Ma come ha fatto Max Allegri a pensare che, senza una preparazione fisico-atletica adeguata, la Juve potesse affrontare con il solito modulo superoffensivo una Lazio che si è allenata scrupolosamente dai primi di luglio e che in tutto il pre-campionato aveva dimostrato di stare benissimo?
Sarebbe ingeneroso e ingiusto dimenticare quanto di buono Allegri ha fatto in tre anni di Juve, ma se errare è umano, perseverare è diabolico e la replica della debacle di Cardiff merita qualche riflessione in casa bianconera e meriterebbe l’autocritica del mister. Nella finale di Champions, perduta dalla Juve senza onore contro il glorioso Real Madrid, Allegri, che non manca di fantasia e di acume tattico, era completamente caduto nella trappola diabolica di quel grande ex che è Zinedine Zidane, che prima ha ingabbiato Dybala e poi ha mandato i blancos in pressing all’inizio della ripresa precipitando la Juve in uno stato confusionale senza precedenti.
Ma contro la Lazio Allegri, anzichè far tesoro della lezione di Cardiff, ha ripetuto errori imperdonabili per un allenatore del suo calibro.
Il primo è stato la presunzione di poter applicare un modulo terribilmente dispendioso come il 4-2-3-1, che funziona alla grande quando tutta la squadra è in piena forma ma non all’inizio della stagione. Gli altri sono venuti di conseguenza. Il più grave è stato quello di escludere Claudio Marchisiio, il bianconero più in forma in questo scorcio di stagione e l’unico in grado di dare idee, geometrie e personalità a un centrocampo anemico, sempre in difficoltà quando gli attaccanti non aiutano. Bisognava avere il coraggio di giocare con il 4-3-3 o di escludere Khedira, che ha tanti meriti ma che oggi non si regge in piedi per più di un tempo, come si era già visto contro il Totthenam.

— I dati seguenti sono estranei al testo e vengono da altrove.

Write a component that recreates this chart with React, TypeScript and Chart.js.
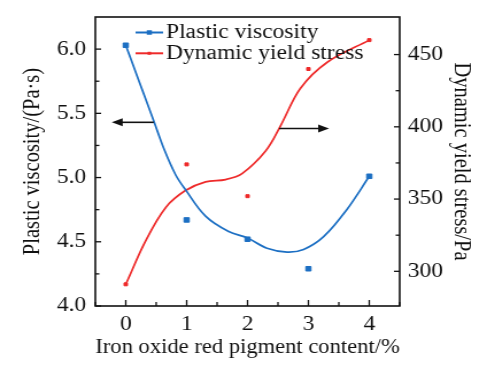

Il terzo errore di Allegri, che si collega strettamente ai primi due, è quello che commise anche il grandissimo Marcello Lippi nel terrificante Mondiale del 2010: privilegiare la gratitudine verso i campioni del passato anzichè dare spazio a forze fresche. Alllegri ha preferito mettere in campo gloriose Cariatidi – da Barzagli a Chiellini e Benassia per non dire di Higuain e Mandzukic – che potranno, con la loro classe e la loro infinita esperienza, essere utilissimi e talvolta determinanti nel corso della stagione, ma che ora sono palemente in ritardo di condizione e rischiano una figuraccia dietro l’altra.
Non si poteva lanciare finalmente il giovane Rugani in difesa e non si potevano schierare Douglas Costa e Bernardeschi se non dal primo minuto almeno dall’inizio del secondo tempo? Lo spogliatoio, si sa, ha i suoi equilibri e ogni allenatore ha bisogno del consenso della truppa e soprattutto dei veterani ma con le sconfitte si fa presto a smarrirlo.
Tranne le ultime due finali, quella ben più importante della Champions di Cardiff e quella della Supercoppa italiana di Roma, nulla è perduto per la Juve, ma Allegri è troppo intelligente per non capire che deve correre ai ripari fin da sabato nel debutto in campionato contro il Cagliari e che la gratituine che la società e i fans gli debbono per i trionfi del passato non sono per sempre. Nel calcio, dove tutto cambia alla velocità del suono, non si può vivere solo di ricordi.